While working it can be tempting to reach for an unhealthy choice at lunchtime, especially in between meetings or on the go. But there are plenty of easy lunch alternatives that can benefit your heart.
Packing Your Lunch
Try to get in the habit of waking up 15 minutes early to pack your lunch. Throughout the week try to include a mix of lean proteins, whole grains, fruits, vegetables and fat-free/low-fat dairy. Some great options include:
- Low-sodium turkey, skinless chicken, canned tuna or canned salmon (try it in a salad or on a sandwich with whole-wheat bread).
- Unsalted seeds and nuts.
- Whole-grain or whole-wheat pasta.
- Easy-to-eat fruit like berries, grapes, or sliced apples or pears.
- Veggie sticks.
- Low-fat string cheese.
- Fat-free yogurt.
You can also mix traditional meal foods by having breakfast for lunch. Whole-grain breakfast cereal and eggs are good options. Or try the American Heart Association’s recipe for Overnight No-Cook Banana Oatmeal.
Of course there will be days you might need to buy lunch. Or perhaps you're having a lunch meeting with co-workers or clients. When eating out, watch for these things:
- Sweetened beverages.
- High-calorie salad toppings such as bacon and croutons. Ask for salad dressing on the side.
- Unhealthy sandwiches such as those made with deli meat due to excess sodium and full-fat cheeses).
- Water, unsweetened iced tea or fat-free milk. Try flavoring your water by adding fruits and fresh herbs.
- Salads with healthy toppings like vegetables, lentils, beans and edamame. For salad dressings, keep it simple with ingredients such as canola oil, olive oil, grapeseed oil, balsamic vinegar or white wine vinegar. For extra flavor, add some dried herbs like oregano or Italian seasoning blend.

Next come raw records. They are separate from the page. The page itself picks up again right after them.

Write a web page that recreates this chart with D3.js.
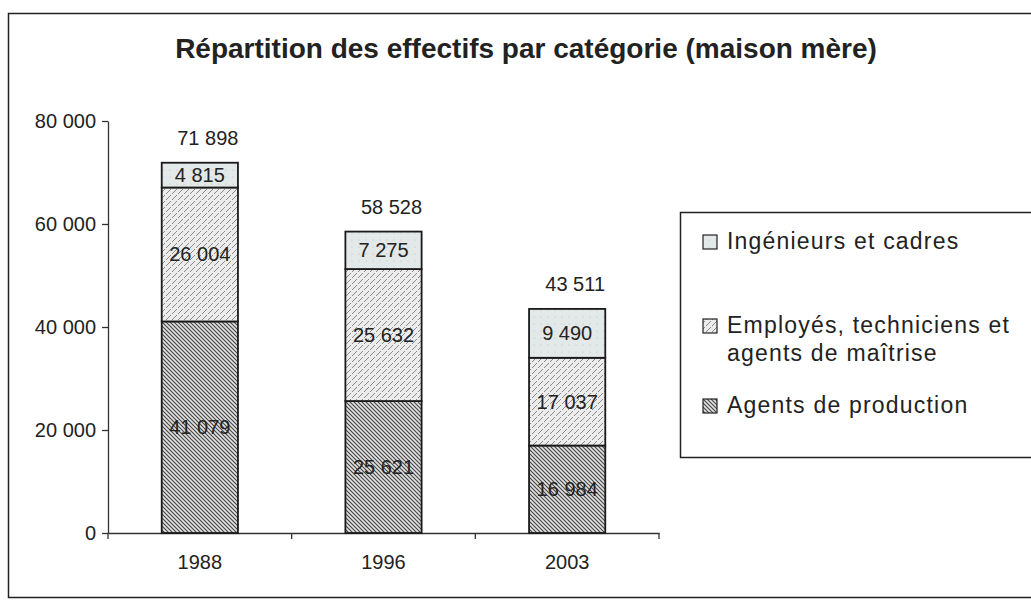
<!DOCTYPE html>
<html>
<head>
<meta charset="utf-8">
<script src="https://cdn.jsdelivr.net/npm/d3@7"></script>
<style>
  body { margin: 0; background: #fff; }
  svg { display: block; font-family: "Liberation Sans", Arial, sans-serif; }
</style>
</head>
<body>
<svg id="chart" width="1031" height="602"></svg>
<script>
// data
var years = ["1988", "1996", "2003"];
var agents = [41079, 25621, 16984];
var employes = [26004, 25632, 17037];
var ingenieurs = [4815, 7275, 9490];
var seriesNames = ["Agents de production", "Employés, techniciens et agents de maîtrise", "Ingénieurs et cadres"];
var yTicks = [0, 20000, 40000, 60000, 80000];

var svg = d3.select("#chart");
var fr = d3.formatLocale({decimal: ",", thousands: " ", grouping: [3], currency: ["", " €"]});
var fmt = fr.format(",d");

// patterns
var defs = svg.append("defs");
var p1 = defs.append("pattern").attr("id", "pAgents").attr("patternUnits", "userSpaceOnUse")
    .attr("width", 4).attr("height", 4);
p1.append("rect").attr("width", 4).attr("height", 4).attr("fill", "#e0e0e0");
p1.append("path").attr("d", "M-1,-1 L5,5 M-1,3 L1,5 M3,-1 L5,1").attr("stroke", "#444").attr("stroke-width", 1.1);

var p2 = defs.append("pattern").attr("id", "pEmpl").attr("patternUnits", "userSpaceOnUse")
    .attr("width", 6).attr("height", 6);
p2.append("rect").attr("width", 6).attr("height", 6).attr("fill", "#ececec");
p2.append("path").attr("d", "M0,6 L3,3 M4,2 L6,0").attr("stroke", "#8a8a8a").attr("stroke-width", 1);

var p3 = defs.append("pattern").attr("id", "pIng").attr("patternUnits", "userSpaceOnUse")
    .attr("width", 7).attr("height", 7);
p3.append("rect").attr("width", 7).attr("height", 7).attr("fill", "#e3e8e8");
p3.append("circle").attr("cx", 2).attr("cy", 2).attr("r", 0.6).attr("fill", "#b8bebe");

var fills = ["url(#pAgents)", "url(#pEmpl)", "url(#pIng)"];

// frame
svg.append("rect").attr("x", 8.5).attr("y", 13.5).attr("width", 1040).attr("height", 584)
    .attr("fill", "none").attr("stroke", "#222").attr("stroke-width", 1.5);

svg.append("text").attr("x", 526).attr("y", 58).attr("text-anchor", "middle")
    .attr("font-size", 28).attr("font-weight", "bold").attr("fill", "#222")
    .text("Répartition des effectifs par catégorie (maison mère)");

var x = d3.scaleBand().domain(years).range([108, 659]).paddingInner(0.585).paddingOuter(0.2925);
var y = d3.scaleLinear().domain([0, 80000]).range([533, 121]);

var rows = years.map(function (yr, i) {
    return {year: yr, agents: agents[i], employes: employes[i], ingenieurs: ingenieurs[i]};
});
var stack = d3.stack().keys(["agents", "employes", "ingenieurs"])(rows);

// axes
var yAxis = svg.append("g").attr("transform", "translate(108,0)")
    .call(d3.axisLeft(y).tickValues(yTicks).tickFormat(fmt).tickSize(6).tickSizeOuter(0).tickPadding(6));
var xAxis = svg.append("g").attr("transform", "translate(0,533)")
    .call(d3.axisBottom(x).tickSize(0).tickPadding(22));
xAxis.selectAll(".tick line").remove();
xAxis.selectAll("line.bound").data(d3.range(years.length + 1)).enter().append("line")
    .attr("class", "bound")
    .attr("x1", function (d) { return x.range()[0] + d * x.step(); })
    .attr("x2", function (d) { return x.range()[0] + d * x.step(); })
    .attr("y1", 0).attr("y2", 6);
[yAxis, xAxis].forEach(function (g) {
    g.selectAll("path.domain").attr("stroke", "#333").attr("stroke-width", 1.3);
    g.selectAll("line").attr("stroke", "#333").attr("stroke-width", 1.3);
    g.selectAll("text").attr("font-size", 20).attr("fill", "#222").attr("font-family", "Liberation Sans, Arial, sans-serif");
});

// bars
var layers = svg.selectAll("g.layer").data(stack).enter().append("g").attr("class", "layer")
    .attr("fill", function (d, i) { return fills[i]; });
layers.selectAll("rect").data(function (d) { return d; }).enter().append("rect")
    .attr("x", function (d) { return x(d.data.year); })
    .attr("width", x.bandwidth())
    .attr("y", function (d) { return y(d[1]); })
    .attr("height", function (d) { return y(d[0]) - y(d[1]); })
    .attr("stroke", "#1a1a1a").attr("stroke-width", 1.8);

// segment labels
layers.selectAll("text").data(function (d) { return d; }).enter().append("text")
    .attr("x", function (d) { return x(d.data.year) + x.bandwidth() / 2; })
    .attr("y", function (d) { return (y(d[0]) + y(d[1])) / 2 + 7; })
    .attr("text-anchor", "middle").attr("font-size", 20).attr("fill", "#222")
    .text(function (d) { return fmt(d[1] - d[0]); });

// totals
svg.selectAll("text.total").data(rows).enter().append("text").attr("class", "total")
    .attr("x", function (d) { return x(d.year) + x.bandwidth() / 2 + 8; })
    .attr("y", function (d) { return y(d.agents + d.employes + d.ingenieurs) - 18; })
    .attr("text-anchor", "middle").attr("font-size", 20).attr("fill", "#222")
    .text(function (d) { return fmt(d.agents + d.employes + d.ingenieurs); });

// legend
var lg = svg.append("g");
lg.append("rect").attr("x", 680.5).attr("y", 212.5).attr("width", 370).attr("height", 245)
    .attr("fill", "#fff").attr("stroke", "#222").attr("stroke-width", 1.5);
var legendItems = [
    {name: seriesNames[2], fill: fills[2], lines: ["Ingénieurs et cadres"], y: 249},
    {name: seriesNames[1], fill: fills[1], lines: ["Employés, techniciens et", "agents de maîtrise"], y: 333},
    {name: seriesNames[0], fill: fills[0], lines: ["Agents de production"], y: 413}
];
var li = lg.selectAll("g.item").data(legendItems).enter().append("g").attr("class", "item");
li.append("rect").attr("x", 703).attr("y", function (d) { return d.y - 14; })
    .attr("width", 14).attr("height", 14).attr("fill", function (d) { return d.fill; })
    .attr("stroke", "#222").attr("stroke-width", 1.2);
li.append("text").attr("x", 727).attr("y", function (d) { return d.y; })
    .attr("font-size", 23).attr("letter-spacing", 1.2).attr("fill", "#222")
    .selectAll("tspan").data(function (d) { return d.lines; }).enter().append("tspan")
    .attr("x", 727).attr("dy", function (d, i) { return i ? 28 : 0; })
    .text(function (d) { return d; });
</script>
</body>
</html>
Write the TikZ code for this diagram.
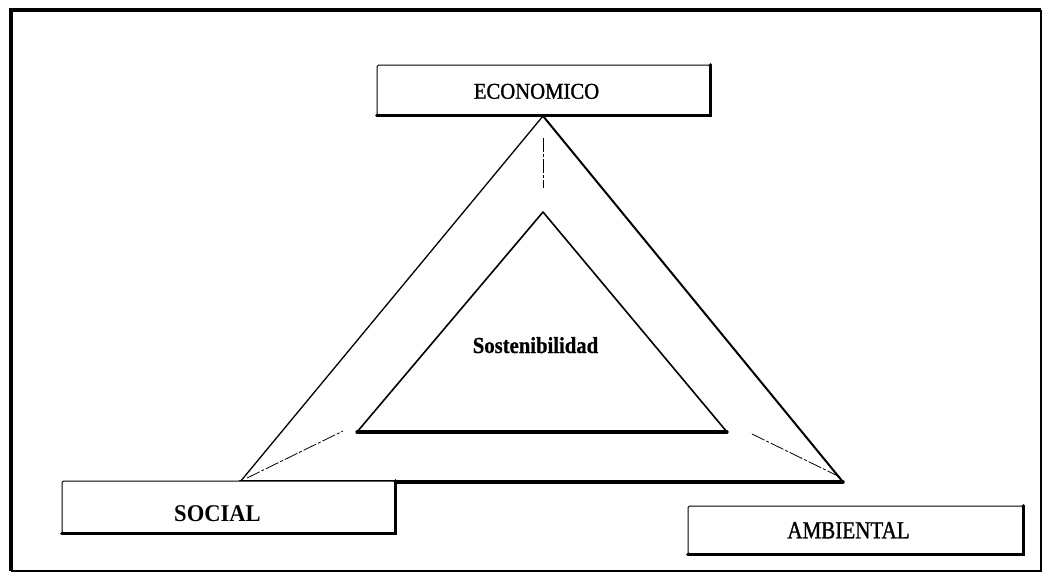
\documentclass[tikz,border=0pt]{standalone}
\usepackage{fontspec}
\setmainfont{Liberation Serif}
\newfontfamily\ecofont[FakeStretch=0.92,FakeBold=1.2]{Liberation Serif}
\newfontfamily\socfont[FakeStretch=0.94]{Liberation Serif Bold}
\newfontfamily\ambfont[FakeStretch=0.86,FakeBold=1.2]{Liberation Serif}
\newfontfamily\sosfont[FakeStretch=0.9,FakeBold=0.6]{Liberation Serif Bold}
\begin{document}
\begin{tikzpicture}[x=1pt,y=-1pt,
  labelbox/.style={draw=black, line width=1pt, fill=white, rounded corners=1.5pt,
    inner sep=0pt},
  boxtext/.style={anchor=base, inner sep=0pt},
  shadowedge/.style={line width=2.6pt, line cap=round},
  link/.style={line width=0.8pt, dash pattern=on 14pt off 2pt on 3pt off 2pt}]
\useasboundingbox (0,0) rectangle (1048,576);
% frame
\draw[line width=4pt] (11,571) -- (11,10) -- (1041,10);
\draw[line width=2.5pt] (1041,10) -- (1041,571) -- (11,571);
% vertices
\coordinate (oA) at (543,116);
\coordinate (oL) at (240,482);
\coordinate (oR) at (843,482);
\coordinate (iA) at (543,212);
\coordinate (iL) at (357,432);
\coordinate (iR) at (727,432);
% outer triangle
\draw[line width=1.3pt] (oA) -- (oL);
\draw[line width=2pt] (oA) -- (oR);
\draw[line width=3.5pt, line cap=round] (oL) -- (oR);
% inner triangle
\draw[line width=1.6pt, line join=round] (iL) -- (iA) -- (iR);
\draw[line width=3.2pt, line cap=round] (iL) -- (iR);
% links
\coordinate (lA) at (543,138);
\coordinate (lA2) at (543,188);
\coordinate (lL) at (247,478);
\coordinate (lL2) at (343,431);
\coordinate (lR) at (840,477);
\coordinate (lR2) at (750,433);
\draw[link] (lA) -- (lA2);
\draw[link] (lL) -- (lL2);
\draw[link] (lR) -- (lR2);
% boxes
\node[labelbox, minimum width=333pt, minimum height=50pt] (eco) at (543.5,90) {};
\draw[shadowedge] (eco.south west) -- (eco.south east) -- (eco.north east);
\node[boxtext, font=\ecofont\fontsize{22.5}{24}\selectfont] (ecoT) at (536.5,98.7) {ECONOMICO};
\node[labelbox, minimum width=333pt, minimum height=52pt] (soc) at (228.5,507) {};
\draw[shadowedge] (soc.south west) -- (soc.south east) -- (soc.north east);
\node[boxtext, font=\socfont\fontsize{24}{26}\selectfont] (socT) at (217.5,521.7) {SOCIAL};
\node[labelbox, minimum width=335pt, minimum height=48pt] (amb) at (855.5,530) {};
\draw[shadowedge] (amb.south west) -- (amb.south east) -- (amb.north east);
\node[boxtext, font=\ambfont\fontsize{24.5}{26}\selectfont] (ambT) at (848.5,538.3) {AMBIENTAL};
% center label
\node[boxtext, font=\sosfont\fontsize{23}{25}\selectfont] (sost) at (535.5,353) {Sostenibilidad};
\end{tikzpicture}
\end{document}
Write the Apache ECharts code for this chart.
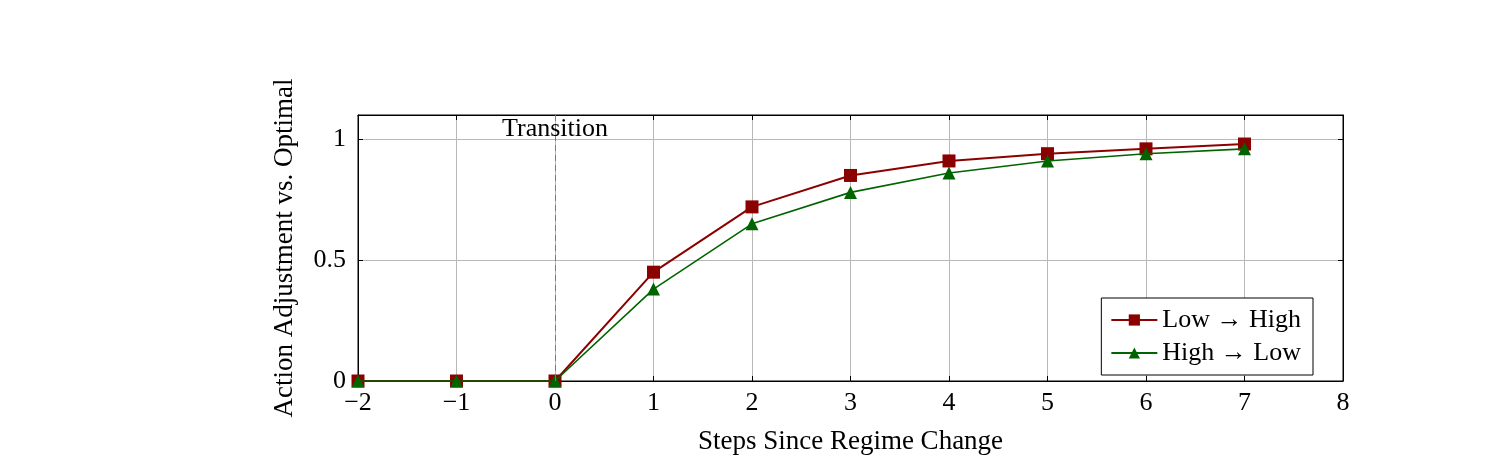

- Low-sodium tuna or vegetarian sandwiches made with whole-wheat bread.
Be aware of your portion size, too. Restaurant portions are often large and more than a healthy serving. Consider asking for a take-out box and saving half of your meal for the next day. Or share a meal with a dining partner.
Eating healthy doesn't have to be difficult. But it is vital for long-term health. Adapt the tips above based on your dietary needs and food preferences.